[Begin]

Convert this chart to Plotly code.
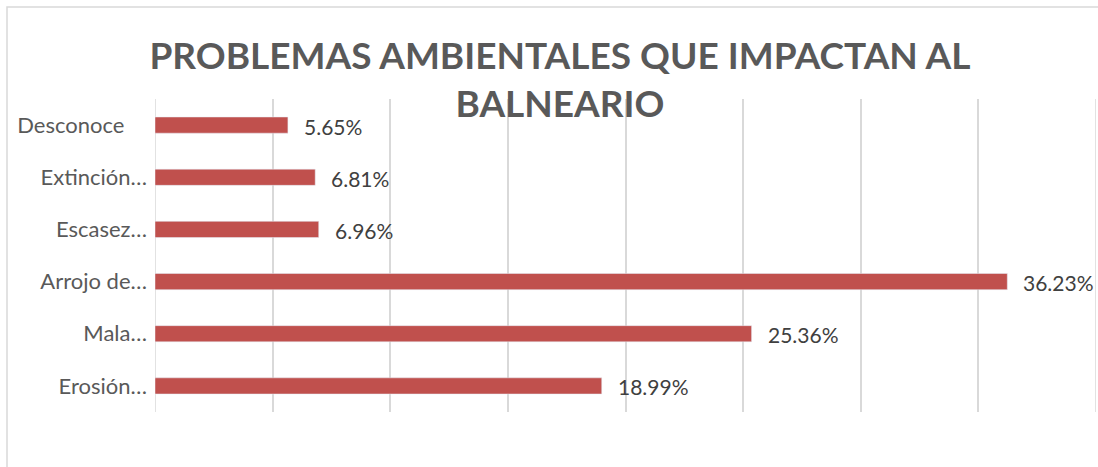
import plotly.graph_objects as go

categories = ["Erosión…", "Mala…", "Arrojo de…", "Escasez…", "Extinción…", "Desconoce\u00a0\u00a0\u00a0\u00a0"]
values = [0.1899, 0.2536, 0.3623, 0.0696, 0.0681, 0.0565]
labels = ["18.99%", "25.36%", "36.23%", "6.96%", "6.81%", "5.65%"]
x_range = [0, 0.40]

W, H = 1098, 467
L, R, T, B = 155, 2, 99, 55
pw = W - L - R
ph = H - T - B

fig = go.Figure(go.Bar(
    x=values, y=categories, orientation="h",
    marker=dict(color="#c0504d"),
    width=0.31,
    cliponaxis=False,
))

for v, c, t in zip(values, categories, labels):
    fig.add_annotation(x=v, y=c, text=t, showarrow=False, xanchor="left",
                       yanchor="middle", xshift=14, yshift=-1,
                       font=dict(family="Lato", size=21, color="#404040"))

shapes = [dict(type="rect", xref="paper", yref="paper",
               x0=(7 - L) / pw, x1=(W + 5 - L) / pw,
               y0=-(B + 10) / ph, y1=(H - 7 - B) / ph,
               line=dict(color="#d9d9d9", width=1.5), fillcolor="rgba(0,0,0,0)", layer="below")]
for xv in x_range:
    shapes.append(dict(type="line", xref="x", yref="paper", x0=xv, x1=xv, y0=0, y1=1,
                       line=dict(color="#d9d9d9", width=1.5), layer="below"))

fig.update_layout(
    width=W, height=H,
    margin=dict(l=L, r=R, t=T, b=B, autoexpand=False),
    paper_bgcolor="white", plot_bgcolor="white",
    showlegend=False,
    font=dict(family="Lato", size=22, color="#595959"),
    title=dict(
        text="PROBLEMAS AMBIENTALES QUE IMPACTAN AL<br>BALNEARIO",
        font=dict(family="Lato", size=37, color="#595959", weight="bold"),
        x=0.51, xanchor="center", y=0.853, yanchor="middle",
        automargin=False,
    ),
    xaxis=dict(range=x_range, tick0=0, dtick=0.05, showgrid=True, gridcolor="#d9d9d9",
               gridwidth=1.5, showticklabels=False, zeroline=False, showline=False,
               automargin=False),
    yaxis=dict(showgrid=False, ticks="", ticklabelstandoff=7, automargin=False,
               tickfont=dict(family="Lato", size=22, color="#595959"),
               categoryorder="array", categoryarray=categories),
    shapes=shapes,
)

fig.write_html("out.html", config={"displayModeBar": False},
               post_script="document.body.style.margin='0';document.body.style.overflow='hidden';")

[End]

Repeat, exactly and in full, each line from the start of the data to the line that contains "x_range = [0, 0.40]". Pictures do not go in.

Solved exercise —
Convert this chart to Plotly code.
import plotly.graph_objects as go

categories = ["Erosión…", "Mala…", "Arrojo de…", "Escasez…", "Extinción…", "Desconoce\u00a0\u00a0\u00a0\u00a0"]
values = [0.1899, 0.2536, 0.3623, 0.0696, 0.0681, 0.0565]
labels = ["18.99%", "25.36%", "36.23%", "6.96%", "6.81%", "5.65%"]
x_range = [0, 0.40]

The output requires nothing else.